Listen here to the facilitated discussion and workshop hosted by the Montreal Anarchist Bookfair on May 17 2020, 2pm-3pm EST, broadcast and archived by CKUT radio.
Speakers Mikiki, Modibo Kadalie and Alexis Shotwell explore questions such as:
1. What lessons can we draw from historical movements about countering a policing and containment approach to pandemic?
2. What does harm reduction and collective care look like in our current context?
3. Autonomy, self-determination, and community accountability are all central anarchist principles. Given the current context, what do you see as the contradictions between these principles and can they be reconciled?

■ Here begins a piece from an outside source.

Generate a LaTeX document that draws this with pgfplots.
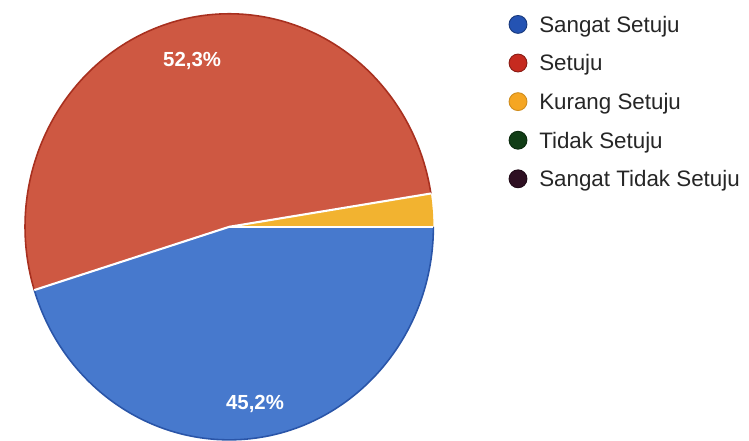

Mikiki, Modibo Kadalie and Alexis Shotwell
Mikiki is a performance and video artist and queer community health activist of Acadian/Mi’kmaq and Irish descent from Newfoundland, Canada. Their identity as an artist is informed and intrinsically linked to their history of work as a sexual health educator and harm reduction worker. Mikiki’s creative themes often address safer sex negotiations, identity construction, attitudes about drug use, disclosure of sexual identity and health status, community building through skills sharing, testimonial, and storytelling.
Modibo M. Kadalie, PhD, is a noted activist, political theorist, and social ecologist, known to be a long-time critic of the nation-state and the sham that is “representative democracy.” He is the author of Pan-African Social Ecology (OOOA Press, 2019) and Internationalism, Pan-Africanism, and the Struggle of Social Classes (One Quest Press, 2000). Dr. Kadalie has worked for over thirty-five years in higher education and has been active in radical politics for over fifty years. In the late 1960s, he was a member of the central staff of the League of Revolutionary Black Workers of Detroit, Michigan, a founding member of the International African Liberation Support Committee and a North American delegate to the 6th Pan-African Congress. In the 1970s he participated in many labor self-organization movements in Atlanta, Georgia. In the 1980s, he helped with the self-organization of armed defense groups in the Atlanta Housing Projects during the crisis of the child murders. And in the 1990s, he helped to mobilize the Savannah community during the massive Tridium spill in the Savannah River from the upriver Savannah River Nuclear Plant, among many other campaigns. Currently, Dr. Kadalie is the founding convener of the Autonomous Research Institute for Direct Democracy and Social Ecology.
Alexis Shotwell teaches and writes in Ottawa, on unceded Algonquin land, where she’s a part of the Punch Up anarchist collective (punchupcollective.org). She is the co-investigator for the AIDS Activist History Project (aidsactivisthistory.ca), and author of Knowing Otherwise: Race, Gender, and Implicit Understanding and Against Purity: Living Ethically in Compromised Times.